Relays
Morse encountered the problem of getting a telegraphic signal to carry over more than a few hundred yards of wire. His breakthrough came from the insights of Professor Leonard Gale, who taught chemistry at New York University (a personal friend of Joseph Henry). With Gale's help, Morse introduced extra circuits or relays at frequent intervals and was soon able to send a message through ten miles (16 km) of wire. This was the great breakthrough he had been seeking. Morse and Gale were soon joined by an enthusiastic young man, Alfred Vail, who had excellent skills, insights and money. At the Speedwell Ironworks in Morristown, New Jersey on January 11, 1838, Morse and Vail made the first public demonstration of the electric telegraph. Although Morse and Alfred Vail had done most of the research and development in the ironworks facilities, they chose a nearby factory house as the demonstration site.

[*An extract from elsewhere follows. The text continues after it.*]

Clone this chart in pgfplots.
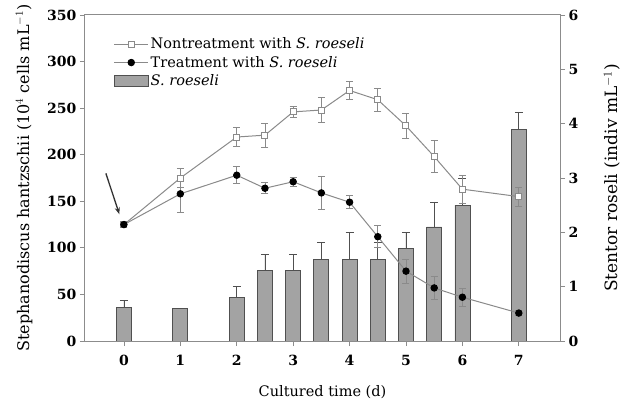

Without the repeater, the range of the telegraph was limited to two miles (3 km), and the inventors had pulled two miles (3 km) of wires inside the factory house through an elaborate scheme. The first public transmission, with the message "A patient waiter is no loser", was witnessed by a mostly local crowd.
In 1838 a trip to Washington, D.C., failed to attract federal sponsorship for a telegraph line. Morse then traveled to Europe seeking both sponsorship and patents, but in London discovered that Cooke and Wheatstone had already established priority. Morse would need the financial backing of Maine congressman Francis Ormand Jonathan Smith.